> [Stated task]: Give a verbatim copy of the lines below, minus the pictures.
━━ Dataset content ━━
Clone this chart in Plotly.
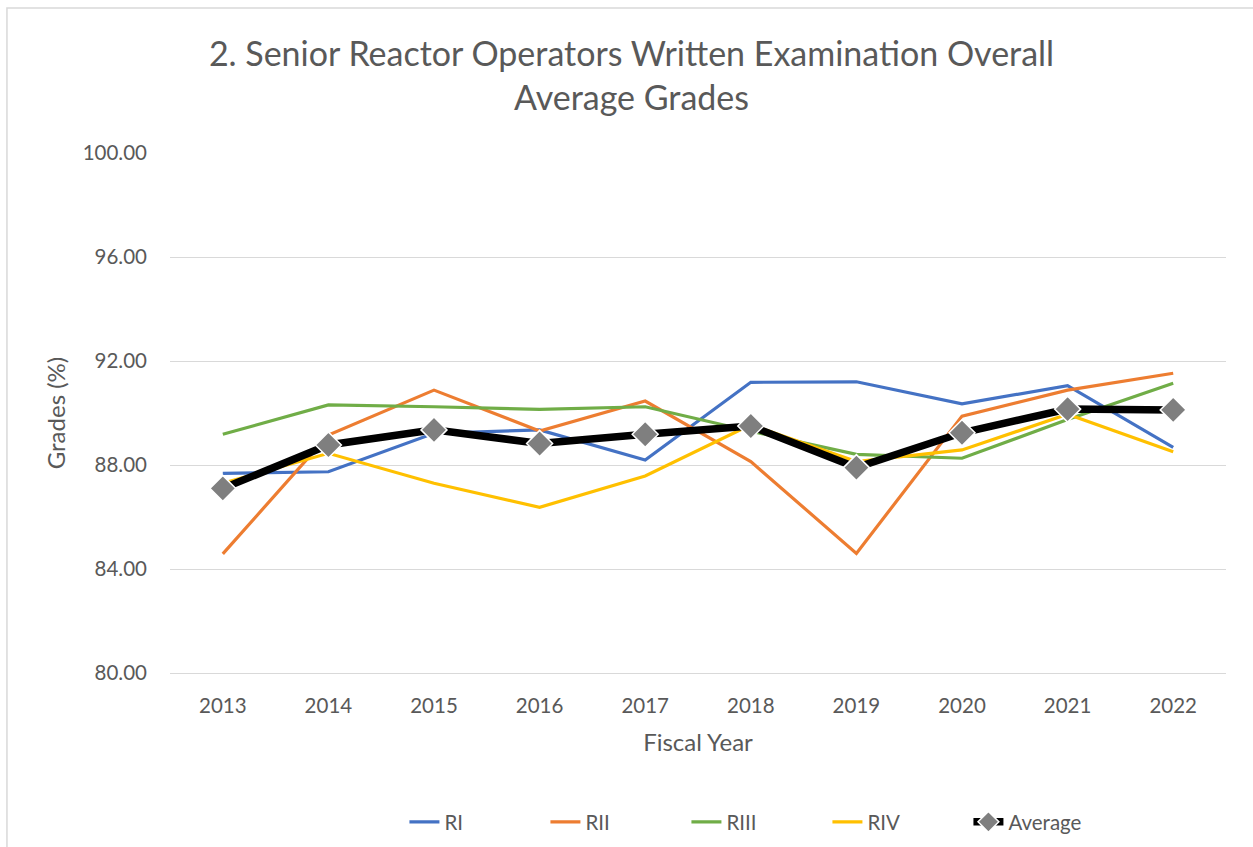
import plotly.graph_objects as go

years = ["2013", "2014", "2015", "2016", "2017", "2018", "2019", "2020", "2021", "2022"]
ri = [87.68, 87.74, 89.22, 89.35, 88.19, 91.18, 91.20, 90.35, 91.05, 88.68]
rii = [84.58, 89.15, 90.88, 89.31, 90.46, 88.13, 84.60, 89.88, 90.88, 91.53]
riii = [89.18, 90.31, 90.24, 90.14, 90.24, 89.30, 88.41, 88.26, 89.75, 91.14]
riv = [87.30, 88.45, 87.30, 86.37, 87.58, 89.55, 88.13, 88.58, 89.95, 88.51]
average = [87.10, 88.77, 89.35, 88.83, 89.18, 89.50, 87.90, 89.24, 90.15, 90.12]

FONT = "Lato, Open Sans, sans-serif"
GREY = "#595959"

fig = go.Figure()
for name, vals, color in [("RI", ri, "#4472C4"), ("RII", rii, "#ED7D31"),
                          ("RIII", riii, "#70AD47"), ("RIV", riv, "#FFC000")]:
    fig.add_trace(go.Scatter(x=years, y=vals, name=name, mode="lines",
                             line=dict(color=color, width=3.2)))
fig.add_trace(go.Scatter(x=years, y=average, name="Average", mode="lines+markers",
                         line=dict(color="black", width=7.5),
                         marker=dict(symbol="diamond", size=20, color="#7F7F7F",
                                     line=dict(color="white", width=1.5))))

fig.update_layout(
    width=1253, height=847,
    margin=dict(l=170, r=27, t=153, b=174, autoexpand=False),
    paper_bgcolor="white", plot_bgcolor="white",
    font=dict(family=FONT, color=GREY, size=20),
    title=dict(text="2. Senior Reactor Operators Written Examination Overall<br>Average Grades",
               x=0.504, xanchor="center", y=0.922, yanchor="middle",
               font=dict(size=34, color=GREY, family=FONT)),
    xaxis=dict(type="category", range=[-0.5, 9.5], showgrid=False, showline=True,
               linecolor="#D9D9D9", linewidth=1, ticks="",
               tickfont=dict(size=20.5, color=GREY),
               ticklabelstandoff=14, automargin=False,
               title=dict(text="Fiscal Year", font=dict(size=24, color=GREY), standoff=18)),
    yaxis=dict(range=[80, 100], dtick=4, tickformat=".2f", showgrid=True,
               gridcolor="#D9D9D9", gridwidth=1.3, zeroline=False, ticks="",
               tickfont=dict(size=20.5, color=GREY), ticklabelstandoff=22, automargin=False,
               title=dict(text="Grades (%)", font=dict(size=24, color=GREY), standoff=10)),
    legend=dict(orientation="h", x=0.222, xanchor="left", y=-0.2865, yanchor="middle",
                font=dict(size=20.5, color=GREY), entrywidth=96, entrywidthmode="pixels",
                traceorder="normal"),
    shapes=[dict(type="rect", xref="paper", yref="paper", x0=-0.1544, x1=1.2,
                 y0=-0.6, y1=1.2788, line=dict(color="#D9D9D9", width=1.5),
                 fillcolor="rgba(0,0,0,0)", layer="below")],
)

fig.write_html("out.html", config={"displayModeBar": False},
               post_script="document.body.style.margin='0';document.body.style.overflow='hidden';")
━━━
> [Exercise response]:
Clone this chart in Plotly.
import plotly.graph_objects as go

years = ["2013", "2014", "2015", "2016", "2017", "2018", "2019", "2020", "2021", "2022"]
ri = [87.68, 87.74, 89.22, 89.35, 88.19, 91.18, 91.20, 90.35, 91.05, 88.68]
rii = [84.58, 89.15, 90.88, 89.31, 90.46, 88.13, 84.60, 89.88, 90.88, 91.53]
riii = [89.18, 90.31, 90.24, 90.14, 90.24, 89.30, 88.41, 88.26, 89.75, 91.14]
riv = [87.30, 88.45, 87.30, 86.37, 87.58, 89.55, 88.13, 88.58, 89.95, 88.51]
average = [87.10, 88.77, 89.35, 88.83, 89.18, 89.50, 87.90, 89.24, 90.15, 90.12]

FONT = "Lato, Open Sans, sans-serif"
GREY = "#595959"

fig = go.Figure()
for name, vals, color in [("RI", ri, "#4472C4"), ("RII", rii, "#ED7D31"),
                          ("RIII", riii, "#70AD47"), ("RIV", riv, "#FFC000")]:
    fig.add_trace(go.Scatter(x=years, y=vals, name=name, mode="lines",
                             line=dict(color=color, width=3.2)))
fig.add_trace(go.Scatter(x=years, y=average, name="Average", mode="lines+markers",
                         line=dict(color="black", width=7.5),
                         marker=dict(symbol="diamond", size=20, color="#7F7F7F",
                                     line=dict(color="white", width=1.5))))

fig.update_layout(
    width=1253, height=847,
    margin=dict(l=170, r=27, t=153, b=174, autoexpand=False),
    paper_bgcolor="white", plot_bgcolor="white",
    font=dict(family=FONT, color=GREY, size=20),
    title=dict(text="2. Senior Reactor Operators Written Examination Overall<br>Average Grades",
               x=0.504, xanchor="center", y=0.922, yanchor="middle",
               font=dict(size=34, color=GREY, family=FONT)),
    xaxis=dict(type="category", range=[-0.5, 9.5], showgrid=False, showline=True,
               linecolor="#D9D9D9", linewidth=1, ticks="",
               tickfont=dict(size=20.5, color=GREY),
               ticklabelstandoff=14, automargin=False,
               title=dict(text="Fiscal Year", font=dict(size=24, color=GREY), standoff=18)),
    yaxis=dict(range=[80, 100], dtick=4, tickformat=".2f", showgrid=True,
               gridcolor="#D9D9D9", gridwidth=1.3, zeroline=False, ticks="",
               tickfont=dict(size=20.5, color=GREY), ticklabelstandoff=22, automargin=False,
               title=dict(text="Grades (%)", font=dict(size=24, color=GREY), standoff=10)),
    legend=dict(orientation="h", x=0.222, xanchor="left", y=-0.2865, yanchor="middle",
                font=dict(size=20.5, color=GREY), entrywidth=96, entrywidthmode="pixels",
                traceorder="normal"),
    shapes=[dict(type="rect", xref="paper", yref="paper", x0=-0.1544, x1=1.2,
                 y0=-0.6, y1=1.2788, line=dict(color="#D9D9D9", width=1.5),
                 fillcolor="rgba(0,0,0,0)", layer="below")],
)

fig.write_html("out.html", config={"displayModeBar": False},
               post_script="document.body.style.margin='0';document.body.style.overflow='hidden';")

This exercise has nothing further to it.